Everyone has their own concept when it comes to cleansing the mind, body, and soul, and I’ve spent a fair amount of time today thinking about what this sort of challenge would consist of. As I thought about it, I began to realize how much my anxiety has flared up over the past few weeks. The holidays are a stressful time, and rather than find effective ways to deal with difficult situations, I’ve been trying to ignore them. Guess what? It’s not a very good coping strategy! In fact, it just makes you more anxious. Deep down, I know that the best way to deal with anxiety is to face up to it, and have a toolbox of coping strategies that you can turn to in order to keep it from getting really bad.
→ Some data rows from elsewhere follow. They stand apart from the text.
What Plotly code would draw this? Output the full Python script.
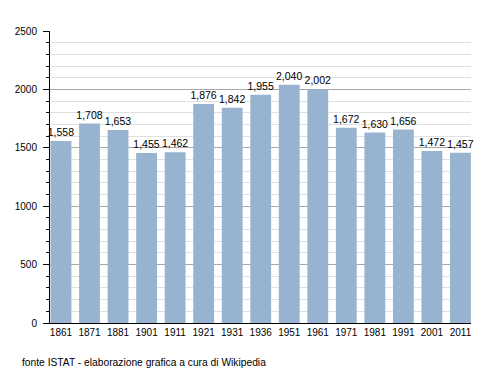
import plotly.graph_objects as go

years = ["1861", "1871", "1881", "1901", "1911", "1921", "1931", "1936",
         "1951", "1961", "1971", "1981", "1991", "2001", "2011"]
population = [1558, 1708, 1653, 1455, 1462, 1876, 1842, 1955,
              2040, 2002, 1672, 1630, 1656, 1472, 1457]
y_ticks = [0, 500, 1000, 1500, 2000, 2500]
source_note = "fonte ISTAT - elaborazione grafica a cura di Wikipedia"

FONT = "Liberation Sans, Arial, sans-serif"

fig = go.Figure()
fig.add_trace(go.Bar(
    x=list(range(len(years))),
    y=population,
    marker=dict(color="#98b3cf", line=dict(width=0)),
    text=[f"{v:,}" for v in population],
    textposition="outside",
    constraintext="none",
    textfont=dict(family=FONT, size=10.5, color="#000000"),
    cliponaxis=False,
    hoverinfo="skip",
))

# page body has an 8px default margin, so the figure is sized to fit
fig.update_layout(
    width=492, height=365,
    margin=dict(l=42, r=29, t=23, b=50, autoexpand=False),
    paper_bgcolor="white", plot_bgcolor="white",
    bargap=0.27,
    showlegend=False,
    font=dict(family=FONT, size=10, color="#000000"),
    annotations=[dict(
        text=source_note, xref="paper", yref="paper",
        x=-0.0713, y=-0.1336, xanchor="left", yanchor="middle",
        showarrow=False, font=dict(family=FONT, size=10.25, color="#000000"),
    )],
)

fig.update_xaxes(
    range=[-0.385, 14.37],
    tickmode="array",
    tickvals=list(range(len(years))),
    ticktext=years,
    showgrid=False,
    showline=True, linecolor="#000000", linewidth=1,
    ticks="", ticklen=0,
    tickfont=dict(family=FONT, size=10),
    zeroline=False,
    automargin=False,
)

fig.update_yaxes(
    range=[0, 2500],
    tickmode="array",
    tickvals=y_ticks,
    showgrid=True, gridcolor="#a8a8a8", gridwidth=1,
    showline=True, linecolor="#000000", linewidth=1,
    ticks="outside", ticklen=6, tickcolor="#000000",
    ticklabelstandoff=4,
    tickfont=dict(family=FONT, size=10),
    zeroline=False,
    automargin=False,
    minor=dict(dtick=100, showgrid=True, gridcolor="#e0e0e0",
               ticks="outside", ticklen=3, tickcolor="#000000"),
)

fig.write_html("out.html")
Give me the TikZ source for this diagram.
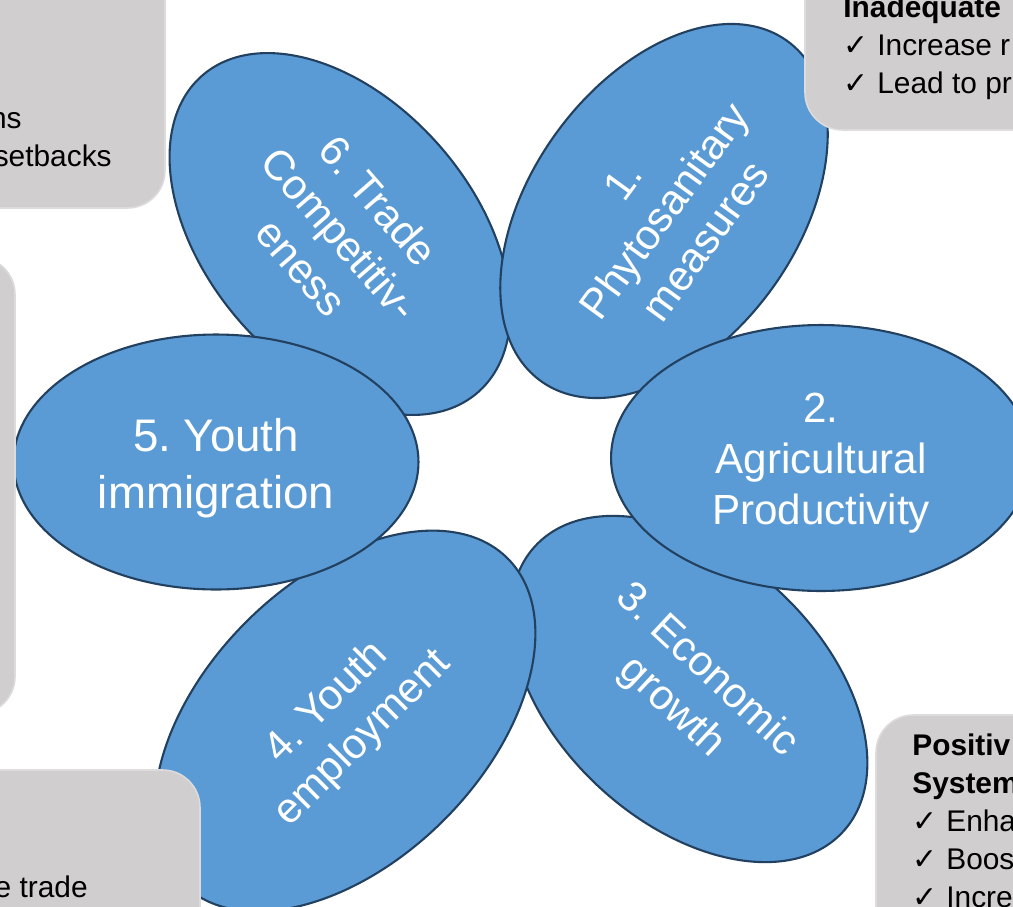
\documentclass[tikz,border=0pt]{standalone}
\usepackage{fontspec}
\setmainfont{Liberation Sans}
\newfontfamily\ticks{DejaVu Sans}
\usetikzlibrary{shapes.geometric}
\definecolor{petalblue}{HTML}{5B9BD5}
\definecolor{petalline}{HTML}{22405F}
\definecolor{panelgray}{HTML}{D0CECE}
\definecolor{panelline}{HTML}{DDDBDB}
\newcommand{\tickmark}{\makebox[0.68cm][l]{\ticks\fontsize{17}{17}\selectfont ✓}}
\frenchspacing
\begin{document}
\begin{tikzpicture}[x=0.02cm,y=-0.02cm,
  petal/.style={ellipse,draw=petalline,line width=1.2pt,fill=petalblue,text=white,
    minimum width=8.4cm,minimum height=5.32cm,inner sep=0pt,align=center,
    font=\fontsize{24}{29}\selectfont},
  panel/.style={draw=panelline,line width=0.9pt,fill=panelgray,rounded corners=0.75cm},
  note/.style={inner sep=0pt,align=left,font=\fontsize{17}{21.5}\selectfont}]
\useasboundingbox (0,0) rectangle (1013,906);
\clip (0,0) rectangle (1013,906);

\node (trade) [petal, rotate=-49] at (340,234) {6. Trade\\Competitiv-\\eness};
\node (phyto) [petal, rotate=54] at (664,211) {1.\\Phytosanitary\\measures};
\node (econ) [petal, rotate=-43] at (689,689) {3. Economic\\growth};
\node (agri) [petal] at (821,458) {\rule{0pt}{0.95em}2.\\Agricultural\\Productivity};
\node (employ) [petal, rotate=45, minimum width=9.2cm, minimum height=5.6cm]
  at (345,721) {4. Youth\\employment};
\node (migra) [petal, minimum width=8.1cm, minimum height=5.1cm,
  font=\fontsize{26}{32}\selectfont] at (216,462) {\rule{0pt}{1em}5. Youth\\immigration};

\draw[panel] (-150,-150) rectangle (165,208);
\draw[panel] (805,-150) rectangle (1200,130);
\draw[panel] (-300,257) rectangle (15,714);
\draw[panel] (-300,770) rectangle (200,1100);
\draw[panel] (876,715) rectangle (1200,1100);

\node (lossa) [note, anchor=base east] at (22,128) {ns};
\node (lossb) [note, anchor=base east] at (112,166) {setbacks};
\node (inadequate) [note, anchor=base west] at (843,93)
  {\textbf{Inadequate}\\\tickmark Increase r\\\tickmark Lead to pr};
\node (tradeside) [note, anchor=base east] at (88,897) {e trade};
\node (positive) [note, anchor=base west] at (912,907)
  {\textbf{Positiv}\\\textbf{System}\\\tickmark Enha\\\tickmark Boos\\\tickmark Incre};
\end{tikzpicture}
\end{document}
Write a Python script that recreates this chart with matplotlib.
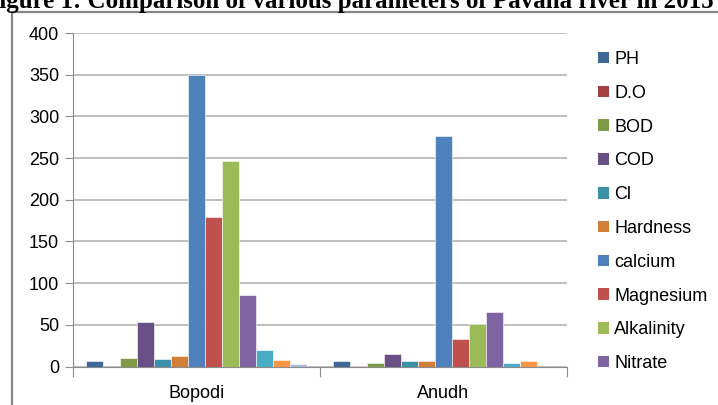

So my December yogathon is going to be working to put some things in that toolbox, and hopefully managing my anxiety a bit more effectively as a result.

The tools:

  • Yoga, obvs. Along with running, it’s one of the best defenses I have against everyday anxiety
  • Meditation. A new thing for me, but something that other people have used (for hundreds of years!) with great success. Why not give it a try?
  • Journaling. Also a new thing, but an effective way to deal with difficult situations. I find that when I am able to articulate what it is I’m anxious about, it really helps defuse everything that’s building up. Not only that, but often when I actually express it, it becomes a lot less scary than it was.

What I’m aiming to do is use one of these tools every day, and get into the practice of doing something about the things that are getting to me instead of just letting them sit there and build up until they become too big for me to keep ignoring. Nothing good ever comes from that. 

What would you do to cleanse your mind, body, and soul?